Once an oil exporter, California now depends on imports for more than 60% of its oil supply. This paper examines the oil production outlook for each of California's major oil sources, including California itself. Oil production trends, published geological and engineering reports, and proposed developments in California's supply area are reviewed to define supply trends, especially for the medium-to-heavy, sour crudes that are processed in California's refineries. Refinery upgrading capacity is already highly developed in California, thus it is assumed that a competitive advantage in heavy, sour crudes will continue, although refining heavy oil releases more carbon dioxide.
About a quarter of California's imports are from Alaska, the rest from foreign sources including Saudi Arabia, Ecuador and Iraq. Before foreign sources became so important, California's refining industry processed California's own crudes and Alaska's North Slope crude. Like those crudes, oil from northern Saudi Arabia, southeast Iraq, and Ecuador is also sour and medium to heavy, ranging from 16 to 35° API and from 2 to more than 3% sulfur by weight. By far the most important sour crude development in California's supply area is Saudi Arabia's 900,000 BOPD Manifa project, originally slated for completion in 2011 but now facing delays. Manifa contains oil that ranges from 26 to 31° API and from 2.8 to 3.7% sulfur. Over the longer term, Alaska will continue to play an important supply role if the Chuckchi and Beaufort Seas live up to expectations.
Middle East production is not increasing, yet oil cargoes from the Middle East have to pass growing Asian markets to reach California. Alaska and Mexico also supply oil to the Pacific Basin, but are facing production declines. The effect of rising Asian demand on Pacific Basin oil markets is already visible, with significant amounts of oil coming to California from Atlantic Basin sources such as Angola, Brazil, and Argentina.

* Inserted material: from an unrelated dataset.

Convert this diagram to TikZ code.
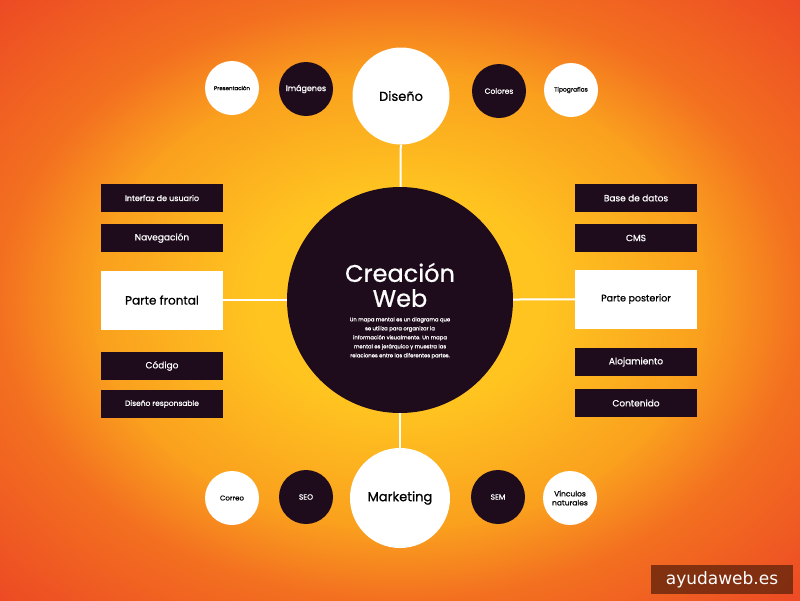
\documentclass[tikz,border=0pt]{standalone}
\usepackage{fontspec}
\setmainfont{Poppins}[FakeBold=0.8]
\newfontfamily\markfont{DejaVu Sans}
\definecolor{plum}{RGB}{30,12,28}
\definecolor{sunny}{RGB}{255,196,32}
\definecolor{amber}{RGB}{250,160,30}
\definecolor{tangerine}{RGB}{243,112,32}
\definecolor{blaze}{RGB}{236,72,36}
\definecolor{rust}{RGB}{110,40,14}
\pgfdeclareradialshading{glow}{\pgfpoint{0bp}{0bp}}{color(0bp)=(sunny); color(9bp)=(sunny); color(19bp)=(amber); color(25bp)=(tangerine); color(36bp)=(blaze); color(50bp)=(blaze)}
\begin{document}
\begin{tikzpicture}[x=1pt, y=-1pt,
  hub/.style={circle, fill=plum, text=white, minimum size=226pt, inner sep=0pt},
  bigdot/.style={circle, fill=white, text=black, minimum size=97pt, inner sep=0pt, font=\fontsize{13}{15}\selectfont},
  lightdot/.style={circle, fill=white, text=black, minimum size=54pt, inner sep=0pt, align=center},
  darkdot/.style={circle, fill=plum, text=white, minimum size=54pt, inner sep=0pt, align=center, font=\fontsize{7.5}{9}\selectfont},
  darkbox/.style={rectangle, fill=plum, text=white, minimum width=122pt, minimum height=28pt, inner sep=0pt, font=\fontsize{9}{11}\selectfont},
  lightbox/.style={rectangle, fill=white, text=black, minimum width=122pt, minimum height=59pt, inner sep=0pt},
  link/.style={draw=white, line width=2pt}]
  % background
  \useasboundingbox (0,0) rectangle (800,600);
  \shade[shading=glow] (0,0) rectangle (800,600);
  % centre
  \node[hub] (web) at (400,300) {};
  \node[text=white, align=center, font=\fontsize{24}{25}\selectfont] (webtitle) at (400,285) {Creación\\Web};
  \node[text=white, align=center, font=\fontsize{5.3}{9}\selectfont] (webtext) at (400,338)
    {Un mapa mental es un diagrama que\\se utiliza para organizar la\\información visualmente. Un mapa\\mental es jerárquico y muestra las\\relaciones entre las diferentes partes.};
  % top branch
  \node[bigdot] (diseno) at (401,96) {Diseño};
  \node[lightdot, font=\fontsize{5.5}{7}\selectfont] (presentacion) at (232,88) {Presentación};
  \node[darkdot, font=\fontsize{8}{9}\selectfont] (imagenes) at (306,89) {Imágenes};
  \node[darkdot] (colores) at (499,91) {Colores};
  \node[lightdot, font=\fontsize{6}{7}\selectfont] (tipografias) at (571,90) {Tipografías};
  % bottom branch
  \node[bigdot, minimum size=100pt] (marketing) at (400,498) {Marketing};
  \node[lightdot, font=\fontsize{7}{8}\selectfont] (correo) at (232,498) {Correo};
  \node[darkdot] (seo) at (306,497) {SEO};
  \node[darkdot] (sem) at (498,497) {SEM};
  \node[lightdot, font=\fontsize{7.5}{9}\selectfont] (vinculos) at (570,498) {Vínculos\\naturales};
  % left branch
  \node[darkbox, font=\fontsize{8}{10}\selectfont] (interfaz) at (162,198) {Interfaz de usuario};
  \node[darkbox] (navegacion) at (162,238) {Navegación};
  \node[lightbox, font=\fontsize{12}{14}\selectfont] (frontal) at (162,300) {Parte frontal};
  \node[darkbox] (codigo) at (162,366) {Código};
  \node[darkbox, font=\fontsize{7.5}{9}\selectfont] (responsable) at (162,404) {Diseño responsable};
  % right branch
  \node[darkbox] (datos) at (636,198) {Base de datos};
  \node[darkbox] (cms) at (636,238) {CMS};
  \node[lightbox, font=\fontsize{9.5}{11}\selectfont] (posterior) at (636,299) {Parte posterior};
  \node[darkbox] (alojamiento) at (636,362) {Alojamiento};
  \node[darkbox] (contenido) at (636,403) {Contenido};
  % links
  \draw[link] (diseno) -- (web);
  \draw[link] (web) -- (marketing);
  \draw[link] (frontal) -- (web);
  \draw[link] (web) -- (posterior);
  % watermark
  \node[fill=rust, fill opacity=0.85, text opacity=1, text=white, minimum width=142pt, minimum height=29pt, inner sep=0pt, font=\markfont\fontsize{17}{19}\selectfont] (sello) at (722,579.5) {ayudaweb.es};
\end{tikzpicture}
\end{document}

The US West Coast pipeline system is separate from the integrated East Coast, Gulf Coast and Midwest system, so energy security issues for the West Coast may differ from those of the country as a whole. There are policy options that could affect California's oil supply security, including increased oil development in Alaska or offshore California, development of additional oil pipeline outlets on Canada's Pacific Coast or substituting natural gas for oil if possible. All of these policy options are currently the subject of political debate.
Historical Oil Production Trends in California's Supply Area
Historical oil production trends are of interest because, unlike reserve estimates, they are readily verifiable factual information. Another issue with published reserve data is the quality of the supporting information; Alberta produces a detailed annual reserves report, while Saudi Arabia and Iraq publish only national aggregate figures. All of the oil production volumes reported in this section are from the annual production survey of the Oil and Gas Journal or the annual report of the Alaska Division of Oil and Gas and do not include natural gas plant liquids.
Iraq's oil production peaked in 1979 at 3.43 million BOPD. In 2007 it was 2.09 million BOPD, but production levels had been affected by internal instability and were higher in 2008.